Autre piste de financement : l'introduction d'un péage urbain "légalisé dans toutes les agglomérations. Le seuil retenu dans la loi Grenelle 2 de 300.000 habitants n'a aucun sens", estime la Fnaut. Disposer de financements "consistants est indispensable à des choix rationnels : des moyens étriqués peuvent en effet inciter certains élus, pour limiter les dépenses immédiates, à retenir une technique insuffisamment efficace", réitère M. Sivardière.

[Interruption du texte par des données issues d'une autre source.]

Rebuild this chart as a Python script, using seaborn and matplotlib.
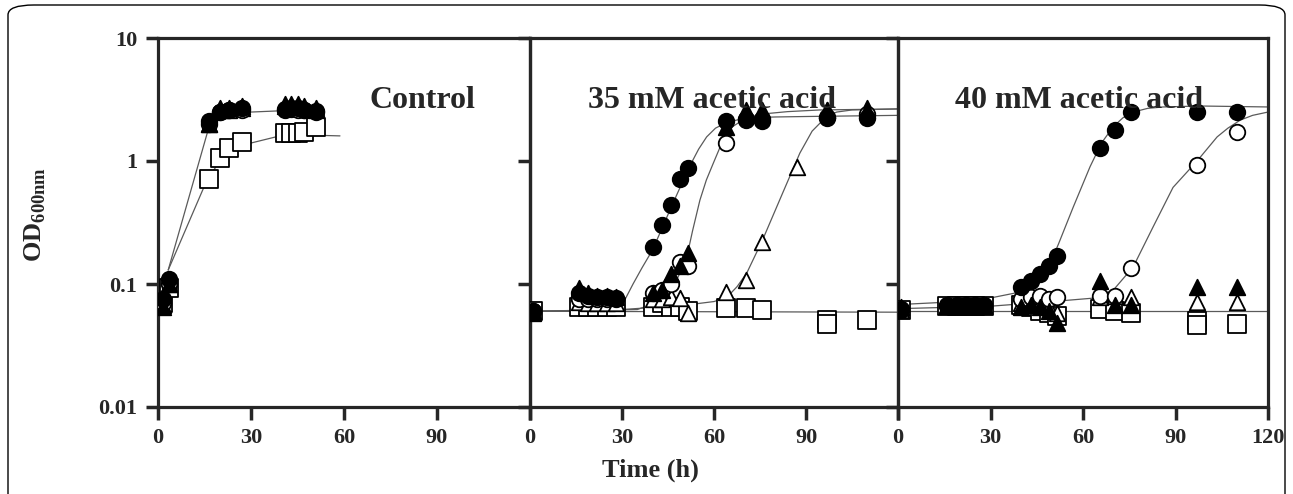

Privilégier le tramway classique
La fédération estime donc qu'il faut privilégier le métro, le tramway "classique" ou encore le bus à haut niveau de service (BHNS) suivant l'importance du trafic potentiel. Le paramètre "significatif" est le volume de la clientèle à transporter à l'heure de pointe sur le tronçon le plus chargé de la ligne. Attention, prévient toutefois la fédération : il faut éviter, dans les grandes villes, de remplacer le tramway par les BHNS (comme à Toulon ou à Metz) qui ont représenté plus de la moitié des projets financés en 2011. La Fnaut s'inquiète en effet de voir des collectivités éliminer le tramway ou tram-train initialement retenu au profit d'un BHNS moins onéreux mais de moindre capacité (Toulon, Béthune et Lens) ou, "pire encore, au profit de la route" (nouvelle route du littoral de La Réunion), ou "négliger les emprises ferroviaires disponibles malgré leur vocation ferroviaire évidente" (Paris et la petite ceinture, Nancy).
En cas de doute entre tramway et BHNS, la Fnaut estime qu'"il faut retenir le tramway : forte capacité, rendement croissant avec le volume du trafic, faible consommation d'énergie, absence de pollution atmosphérique locale". Les projets de transports retenus doivent répondre "à un objectif ambitieux de rapidité et ponctualité" à l'instar du tramway, selon elle. L'objectif est d'assurer des vitesses commerciales aux heures de pointe d'au moins 20/22 km/h en périurbain et 16/18 km/h dans les centres villes, chiffre la fédération. Il s'agit donc d'offrir une qualité de service pour les usagers : les lignes de transports en site propre doivent desservir l'agglomération et pas seulement le centre ville, renforcer le maillage du réseau de transport collectif existant mais aussi favoriser les pôles d'échanges multimodaux : "correspondances faciles avec la voiture par des parcs-relais en périphérie, avec la bicyclette par des véloparcs près des stations importantes", souligne la Fnaut.
Autre projets susceptibles d'être sélectionnés : "les techniques peu usitées mais bien éprouvées" telles que le trolleybus (Lyon, Limoges) et le funiculaire, ajoute la fédération.